-- Task directions --
The line containing "const FS = 29, SY = 1.1;" marks the end: extract everything from the first line of the data through that line, exactly, with no pictures.

-- Information supplied --
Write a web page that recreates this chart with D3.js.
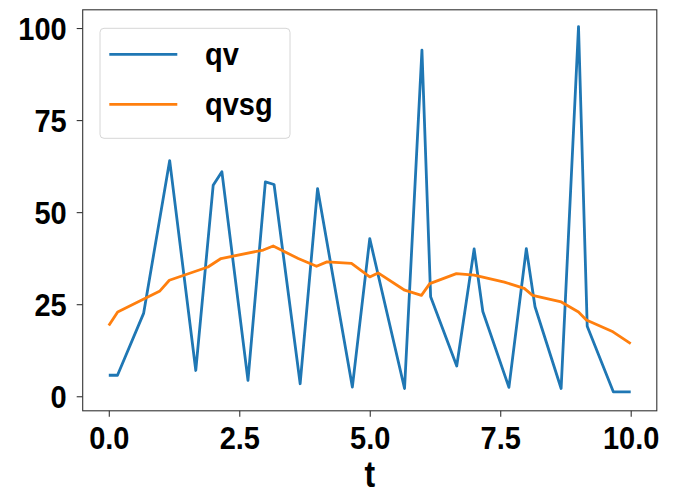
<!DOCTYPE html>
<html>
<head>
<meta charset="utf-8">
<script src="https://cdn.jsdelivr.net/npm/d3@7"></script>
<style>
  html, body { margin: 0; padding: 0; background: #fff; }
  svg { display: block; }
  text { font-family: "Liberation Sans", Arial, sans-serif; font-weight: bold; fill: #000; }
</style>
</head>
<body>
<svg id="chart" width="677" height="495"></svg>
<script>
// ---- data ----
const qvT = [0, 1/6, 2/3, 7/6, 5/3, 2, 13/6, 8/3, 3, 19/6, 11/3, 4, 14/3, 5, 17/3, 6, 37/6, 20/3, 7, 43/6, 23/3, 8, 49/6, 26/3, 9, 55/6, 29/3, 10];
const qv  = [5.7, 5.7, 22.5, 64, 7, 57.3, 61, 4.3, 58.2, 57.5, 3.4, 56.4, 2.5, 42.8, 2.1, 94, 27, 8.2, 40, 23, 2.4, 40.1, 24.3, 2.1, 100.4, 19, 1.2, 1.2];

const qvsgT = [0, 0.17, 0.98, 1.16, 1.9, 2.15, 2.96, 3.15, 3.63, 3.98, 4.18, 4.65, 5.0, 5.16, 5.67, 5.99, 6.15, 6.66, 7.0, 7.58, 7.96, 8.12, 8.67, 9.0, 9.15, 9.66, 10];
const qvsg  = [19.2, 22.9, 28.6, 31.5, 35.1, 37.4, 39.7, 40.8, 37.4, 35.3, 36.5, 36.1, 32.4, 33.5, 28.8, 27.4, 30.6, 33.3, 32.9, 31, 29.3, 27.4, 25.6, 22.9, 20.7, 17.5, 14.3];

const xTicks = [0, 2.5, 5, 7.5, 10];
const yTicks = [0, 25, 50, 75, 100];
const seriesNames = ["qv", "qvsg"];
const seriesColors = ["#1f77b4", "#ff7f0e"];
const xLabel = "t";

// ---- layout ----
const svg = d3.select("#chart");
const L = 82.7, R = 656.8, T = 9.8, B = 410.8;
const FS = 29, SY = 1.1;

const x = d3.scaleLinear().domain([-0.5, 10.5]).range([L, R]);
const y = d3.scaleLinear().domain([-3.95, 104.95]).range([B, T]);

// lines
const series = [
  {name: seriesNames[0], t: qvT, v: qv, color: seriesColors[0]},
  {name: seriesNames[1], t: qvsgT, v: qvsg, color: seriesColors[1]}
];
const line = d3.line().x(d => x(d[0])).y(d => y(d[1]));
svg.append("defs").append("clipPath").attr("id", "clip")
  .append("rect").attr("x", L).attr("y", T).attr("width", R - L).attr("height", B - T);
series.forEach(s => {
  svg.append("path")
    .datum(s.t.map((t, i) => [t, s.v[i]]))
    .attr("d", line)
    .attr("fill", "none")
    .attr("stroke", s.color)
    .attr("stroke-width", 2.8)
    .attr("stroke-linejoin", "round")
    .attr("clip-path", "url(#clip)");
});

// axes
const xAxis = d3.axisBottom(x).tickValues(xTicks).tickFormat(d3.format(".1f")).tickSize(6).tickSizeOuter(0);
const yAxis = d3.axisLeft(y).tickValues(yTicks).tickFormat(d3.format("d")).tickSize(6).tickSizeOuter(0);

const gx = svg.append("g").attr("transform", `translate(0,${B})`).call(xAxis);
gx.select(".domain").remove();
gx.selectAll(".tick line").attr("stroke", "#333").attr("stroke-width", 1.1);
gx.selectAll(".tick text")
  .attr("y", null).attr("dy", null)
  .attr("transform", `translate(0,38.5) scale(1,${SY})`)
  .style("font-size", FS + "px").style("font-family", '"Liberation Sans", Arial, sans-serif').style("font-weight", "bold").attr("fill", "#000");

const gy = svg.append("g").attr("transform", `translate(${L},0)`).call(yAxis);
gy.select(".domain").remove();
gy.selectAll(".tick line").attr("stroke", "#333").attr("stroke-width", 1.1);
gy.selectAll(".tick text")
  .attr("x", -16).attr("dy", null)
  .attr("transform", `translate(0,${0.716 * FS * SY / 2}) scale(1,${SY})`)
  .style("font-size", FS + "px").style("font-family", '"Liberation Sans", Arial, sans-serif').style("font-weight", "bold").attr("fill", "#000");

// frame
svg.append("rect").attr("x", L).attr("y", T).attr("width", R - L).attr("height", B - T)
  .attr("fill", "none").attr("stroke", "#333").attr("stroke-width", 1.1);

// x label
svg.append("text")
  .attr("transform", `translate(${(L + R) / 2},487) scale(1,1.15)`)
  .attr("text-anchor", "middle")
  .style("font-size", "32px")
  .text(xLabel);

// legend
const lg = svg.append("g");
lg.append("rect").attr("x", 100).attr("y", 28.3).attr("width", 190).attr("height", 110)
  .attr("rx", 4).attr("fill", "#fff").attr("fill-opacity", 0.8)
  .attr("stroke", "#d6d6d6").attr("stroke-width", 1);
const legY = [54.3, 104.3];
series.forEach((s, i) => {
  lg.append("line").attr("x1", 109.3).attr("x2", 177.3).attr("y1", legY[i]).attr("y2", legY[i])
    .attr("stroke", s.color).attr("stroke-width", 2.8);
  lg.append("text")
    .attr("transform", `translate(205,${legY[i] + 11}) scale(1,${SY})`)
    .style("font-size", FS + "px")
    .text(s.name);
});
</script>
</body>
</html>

-- Final result --
Write a web page that recreates this chart with D3.js.
<!DOCTYPE html>
<html>
<head>
<meta charset="utf-8">
<script src="https://cdn.jsdelivr.net/npm/d3@7"></script>
<style>
  html, body { margin: 0; padding: 0; background: #fff; }
  svg { display: block; }
  text { font-family: "Liberation Sans", Arial, sans-serif; font-weight: bold; fill: #000; }
</style>
</head>
<body>
<svg id="chart" width="677" height="495"></svg>
<script>
// ---- data ----
const qvT = [0, 1/6, 2/3, 7/6, 5/3, 2, 13/6, 8/3, 3, 19/6, 11/3, 4, 14/3, 5, 17/3, 6, 37/6, 20/3, 7, 43/6, 23/3, 8, 49/6, 26/3, 9, 55/6, 29/3, 10];
const qv  = [5.7, 5.7, 22.5, 64, 7, 57.3, 61, 4.3, 58.2, 57.5, 3.4, 56.4, 2.5, 42.8, 2.1, 94, 27, 8.2, 40, 23, 2.4, 40.1, 24.3, 2.1, 100.4, 19, 1.2, 1.2];

const qvsgT = [0, 0.17, 0.98, 1.16, 1.9, 2.15, 2.96, 3.15, 3.63, 3.98, 4.18, 4.65, 5.0, 5.16, 5.67, 5.99, 6.15, 6.66, 7.0, 7.58, 7.96, 8.12, 8.67, 9.0, 9.15, 9.66, 10];
const qvsg  = [19.2, 22.9, 28.6, 31.5, 35.1, 37.4, 39.7, 40.8, 37.4, 35.3, 36.5, 36.1, 32.4, 33.5, 28.8, 27.4, 30.6, 33.3, 32.9, 31, 29.3, 27.4, 25.6, 22.9, 20.7, 17.5, 14.3];

const xTicks = [0, 2.5, 5, 7.5, 10];
const yTicks = [0, 25, 50, 75, 100];
const seriesNames = ["qv", "qvsg"];
const seriesColors = ["#1f77b4", "#ff7f0e"];
const xLabel = "t";

// ---- layout ----
const svg = d3.select("#chart");
const L = 82.7, R = 656.8, T = 9.8, B = 410.8;
const FS = 29, SY = 1.1;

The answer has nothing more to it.